I have become more interested in website documentation because of the moments when it is missing.
Nobody asks for documentation when everything is fresh. The developer remembers how the build works, the client remembers the handover and the project manager still has the decisions in their head. Six months later, the situation is different. Someone new needs to edit a page, a plugin behaves strangely, a campaign needs a new template and nobody is completely sure why the site was built in a certain way.
That is when documentation stops feeling like admin and starts feeling like infrastructure.
Documentation Should Answer Real Questions
I do not think website documentation needs to be long to be useful. In fact, long documentation often becomes a place where important details get buried. The better question is what someone will need to know when the original project team is not available.
Where are the main templates? Which blocks should editors use for common pages? How are forms routed? Which plugins are essential? What should be tested after updates? How does deployment work? Those are the questions that save time later.

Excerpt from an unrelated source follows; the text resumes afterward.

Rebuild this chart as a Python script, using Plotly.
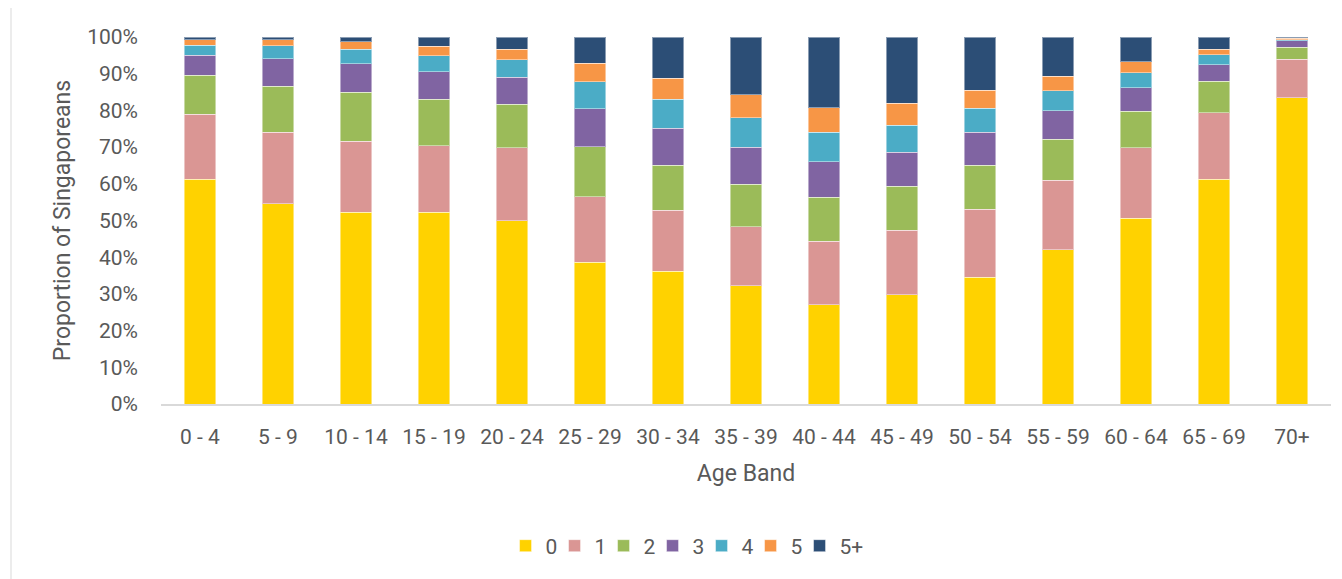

The documentation should be written for the person inheriting the website, not for the person who built it. That usually means less clever explanation and more practical direction.
Writing Down Decisions, Not Just Instructions
Instructions are useful, but decisions are often more valuable. If a template was built in a particular way because the client needed control over one section, that context should be recorded. If a plugin was chosen because replacing it would have taken too long during the project, that should be visible too.
Without that context, future changes become riskier. A developer may remove something that looks unnecessary without knowing what depended on it. An editor may work around a pattern because they do not understand why it exists. The website starts losing the reasoning behind its structure.
I like documentation that explains why the site behaves the way it does. Not every detail needs a story, but the important decisions should not live only in memory.
Keeping It Close To The Work
The best documentation is close to the work it describes. Some of it belongs in the repository, especially setup notes, build commands and deployment details. Some belongs in WordPress, especially editor guidance and pattern explanations. Some belongs in a shared project space where non-developers can find it.
The format matters less than whether people can actually find and maintain it. A beautiful document that nobody updates becomes stale quickly. A simple page that gets revised after each meaningful change is far more useful.
I also think documentation should be reviewed during maintenance. If a process changes, the documentation should change with it. Otherwise it becomes a record of how the website used to work, which can be worse than having nothing because it creates false confidence.
Retrospective Thoughts
Documentation is not there to make the project look more professional. It is there to reduce dependency on memory. That matters because websites often outlive the teams that built them.
The quiet value of documentation appears when someone needs to make a decision under pressure. A clear note, a recorded reason or a simple update route can prevent hours of guessing. That is why I now treat documentation as part of the build rather than something to tidy up if there is time at the end.